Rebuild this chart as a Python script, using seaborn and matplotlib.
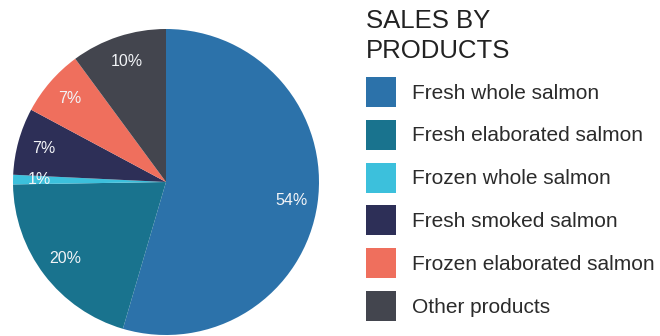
import matplotlib
matplotlib.use("Agg")
import matplotlib.pyplot as plt
import seaborn as sns

# Sales share by product line (%)
products = [
    "Fresh whole salmon",
    "Fresh elaborated salmon",
    "Frozen whole salmon",
    "Fresh smoked salmon",
    "Frozen elaborated salmon",
    "Other products",
]
shares = [54, 20, 1, 7, 7, 10]
share_labels = [f"{v}%" for v in shares]
colors = ["#2c72aa", "#19738e", "#3cc0dc", "#2d2f57", "#ef6f5d", "#43454e"]

sns.set_theme(style="white")
plt.rcParams["font.family"] = ["Liberation Sans", "DejaVu Sans"]

W, H, DPI = 660, 336, 100
fig = plt.figure(figsize=(W / DPI, H / DPI), dpi=DPI)
fig.patch.set_facecolor("white")
ax = fig.add_axes([0, 0, 1, 1])

palette = sns.color_palette(colors)
wedges, texts = ax.pie(
    shares,
    labels=share_labels,
    colors=palette,
    startangle=90,
    counterclock=False,
    labeldistance=0.83,
    wedgeprops=dict(linewidth=0),
    textprops=dict(color="#f2f4f7", fontsize=11.5, ha="center", va="center"),
)

# Place the pie: centre at (166, 182) px from top-left, radius 153 px
cx, cy, r = 166, 182, 153
ax.set_xlim(-cx / r, (W - cx) / r)
ax.set_ylim(-(H - cy) / r, cy / r)
ax.set_aspect("equal", adjustable="box")
ax.axis("off")

# Title
fig.text(366 / W, 1 - 28 / H, "SALES BY", fontsize=18.5, color="#222222",
         ha="left", va="baseline")
fig.text(366 / W, 1 - 58 / H, "PRODUCTS", fontsize=18.5, color="#222222",
         ha="left", va="baseline")

# Legend with square swatches
fs = 15
fs_px = fs * DPI / 72
sq = 30
hh = (sq / fs_px - 0.245) / 0.65
leg = ax.legend(
    wedges,
    products,
    loc="upper left",
    bbox_to_anchor=(366 / W, 1 - 77 / H),
    bbox_transform=fig.transFigure,
    frameon=False,
    fontsize=fs,
    handlelength=sq / fs_px,
    handleheight=hh,
    handletextpad=16 / fs_px,
    labelspacing=12.8 / fs_px,
    borderpad=0,
    borderaxespad=0,
)
for t in leg.get_texts():
    t.set_color("#2b2b2b")

fig.savefig("out.png", dpi=DPI)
··········
Exercise aim: Copy the listing word for word, excluding its pictures.

Correct response:
Rebuild this chart as a Python script, using seaborn and matplotlib.
import matplotlib
matplotlib.use("Agg")
import matplotlib.pyplot as plt
import seaborn as sns

# Sales share by product line (%)
products = [
    "Fresh whole salmon",
    "Fresh elaborated salmon",
    "Frozen whole salmon",
    "Fresh smoked salmon",
    "Frozen elaborated salmon",
    "Other products",
]
shares = [54, 20, 1, 7, 7, 10]
share_labels = [f"{v}%" for v in shares]
colors = ["#2c72aa", "#19738e", "#3cc0dc", "#2d2f57", "#ef6f5d", "#43454e"]

sns.set_theme(style="white")
plt.rcParams["font.family"] = ["Liberation Sans", "DejaVu Sans"]

W, H, DPI = 660, 336, 100
fig = plt.figure(figsize=(W / DPI, H / DPI), dpi=DPI)
fig.patch.set_facecolor("white")
ax = fig.add_axes([0, 0, 1, 1])

palette = sns.color_palette(colors)
wedges, texts = ax.pie(
    shares,
    labels=share_labels,
    colors=palette,
    startangle=90,
    counterclock=False,
    labeldistance=0.83,
    wedgeprops=dict(linewidth=0),
    textprops=dict(color="#f2f4f7", fontsize=11.5, ha="center", va="center"),
)

# Place the pie: centre at (166, 182) px from top-left, radius 153 px
cx, cy, r = 166, 182, 153
ax.set_xlim(-cx / r, (W - cx) / r)
ax.set_ylim(-(H - cy) / r, cy / r)
ax.set_aspect("equal", adjustable="box")
ax.axis("off")

# Title
fig.text(366 / W, 1 - 28 / H, "SALES BY", fontsize=18.5, color="#222222",
         ha="left", va="baseline")
fig.text(366 / W, 1 - 58 / H, "PRODUCTS", fontsize=18.5, color="#222222",
         ha="left", va="baseline")

# Legend with square swatches
fs = 15
fs_px = fs * DPI / 72
sq = 30
hh = (sq / fs_px - 0.245) / 0.65
leg = ax.legend(
    wedges,
    products,
    loc="upper left",
    bbox_to_anchor=(366 / W, 1 - 77 / H),
    bbox_transform=fig.transFigure,
    frameon=False,
    fontsize=fs,
    handlelength=sq / fs_px,
    handleheight=hh,
    handletextpad=16 / fs_px,
    labelspacing=12.8 / fs_px,
    borderpad=0,
    borderaxespad=0,
)
for t in leg.get_texts():
    t.set_color("#2b2b2b")

fig.savefig("out.png", dpi=DPI)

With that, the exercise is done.